McKenzie Nix, PACE sexual abuse and molestation prevention specialist, (left) and Erin Merryn, founder of Erin’s Law, co-presented a workshop Thursday at the Salem Convention Center. (Photo by Rachel Baker, OSBA)
A hybrid PACE Day 2022 tackled heavy topics Thursday, including child sexual abuse, in the name of school safety.
Property and Casualty Coverage for Education is Oregon’s leading insurance pool for education, with more than 200 public organizations as members. PACE is a partnership of OSBA and the Special Districts Association of Oregon. The conference brings together school officials and experts in protecting students and schools, physically and legally.
Thursday’s event marked the event’s return to the Salem Convention Center after COVID-19’s disruptions. This conference was OSBA’s first venture into simultaneously offering an in-person event while live-streaming the sessions online with chat available.
The virtual option allowed people to attend from anywhere in the state, but Phoenix-Talent School Board Chair Dawn Watson said she relished the in-person meeting for the ability to have side conversations.
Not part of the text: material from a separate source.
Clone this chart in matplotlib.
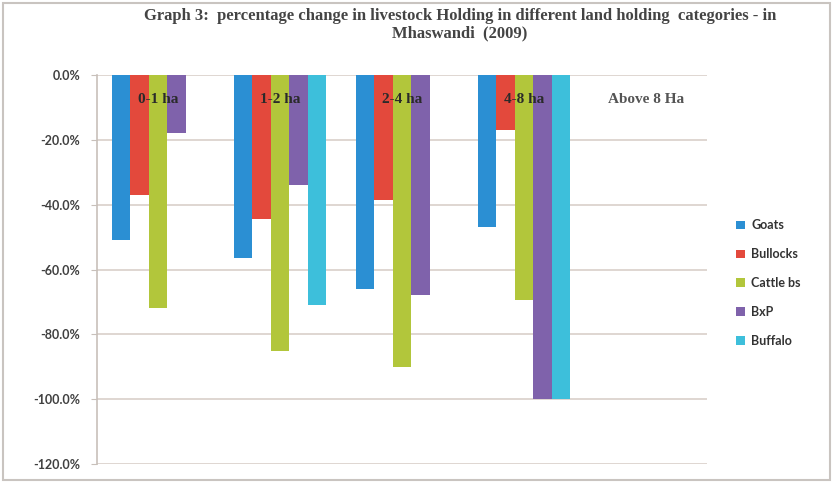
import matplotlib as mpl
mpl.use('Agg')
import matplotlib.pyplot as plt
import numpy as np

# Data (percentage change)
categories = ['0-1 ha', '1-2 ha', '2-4 ha', '4-8 ha', 'Above 8 Ha']
series = ['Goats', 'Bullocks', 'Cattle bs', 'BxP', 'Buffalo']
goats = [-51.0, -56.5, -66.0, -47.0, 0.0]
bullocks = [-37.0, -44.5, -38.5, -17.0, 0.0]
cattle = [-72.0, -85.0, -90.0, -69.5, 0.0]
bxp = [-18.0, -34.0, -68.0, -100.0, 0.0]
buffalo = [0.0, -71.0, 0.0, -100.0, 0.0]
yticks = [0, -20, -40, -60, -80, -100, -120]

colors = ['#2b8fd3', '#e3493c', '#b2c63b', '#7f62ab', '#3dbfdb']
values = [goats, bullocks, cattle, bxp, buffalo]

fig = plt.figure(figsize=(8.33, 4.83), dpi=100)
fig.patch.set_facecolor('white')
ax = fig.add_axes([0.1165, 0.0393, 0.732, 0.8054])

x = np.arange(len(categories))
w = 0.152
for i, (name, vals) in enumerate(zip(series, values)):
    ax.bar(x + (i - 2) * w, vals, width=w, color=colors[i], label=name, zorder=3)

ax.set_xlim(-0.5, len(categories) - 0.5)
ax.set_ylim(-120, 0)
ax.set_yticks(yticks)
ax.set_yticklabels(['%.1f%%' % v for v in yticks], fontsize=9, fontweight='bold',
                   color='#404040', family='Lato')
ax.set_xticks([])
ax.yaxis.grid(True, color='#d9d0ca', linewidth=1.2, zorder=0)
ax.tick_params(axis='y', length=4, color='#c8c0ba', pad=8)
for s in ['top', 'right', 'bottom']:
    ax.spines[s].set_visible(False)
ax.spines['left'].set_color('#c8c0ba')
ax.spines['left'].set_linewidth(1.2)

# category labels sit near the zero line
for xi, c in zip(x, categories):
    col = '#555555' if c.startswith('Above') else '#2a2a2a'
    ax.text(xi, -7.7, c, ha='center', va='center', fontsize=11, fontweight='bold',
            color=col, family='Liberation Serif', zorder=4)

leg = ax.legend(loc='center left', bbox_to_anchor=(1.03, 0.465), frameon=False,
                prop={'family': 'Lato', 'weight': 'bold', 'size': 9},
                handlelength=0.7, handleheight=0.7, labelspacing=1.35, handletextpad=0.5)
for t in leg.get_texts():
    t.set_color('#333333')

fig.text(0.552, 0.967, 'Graph 3:  percentage change in livestock Holding in different land holding  categories - in',
         ha='center', va='center', fontsize=12, fontweight='bold', family='Liberation Serif', color='#444444')
fig.text(0.552, 0.930, 'Mhaswandi  (2009)', ha='center', va='center', fontsize=12,
         fontweight='bold', family='Liberation Serif', color='#444444')

# chart border
fig.patches.append(mpl.patches.Rectangle((0.004, 0.006), 0.992, 0.988, transform=fig.transFigure,
                                         fill=False, edgecolor='#c9c4c0', linewidth=1.5))

fig.savefig('out.png', dpi=100)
Watson is an OSBA Board member and PACE Board trustee.
More than 130 people registered for the in-person event with nearly as many signing up for the virtual version. Roughly two dozen people switched to virtual because of the snowy and icy weather around the state this week.
Keynote speaker Erin Merryn, founder of Erin’s Law, opened the day with the harrowing tale of her own sexual abuse. Attendees said it was hard to hear but important, and she gave them reason to hope.
Educating children about sex abuse prevents it at school and home, Merryn said. She praised Oregon for its quick and effective implementation of Erin’s Law, which requires age-appropriate, prevention-oriented lessons in schools. Oregon is one of 37 states that have adopted some version of the law.
Eddyville Charter School Superintendent Stacy Knudson said she and Human Resources Director Missy Endicott came specifically to get more information to better implement prevention and train staff in their district east of Newport.
The day’s slate of workshops included the usual issues of risk management, legal concerns and preventative efforts. It also covered difficult current topics, including parental rights and contentious board meetings.
Leah McCarthy, Hillsboro School District risk manager, said she has been to multiple PACE Days and appreciates the presenters and exhibitors.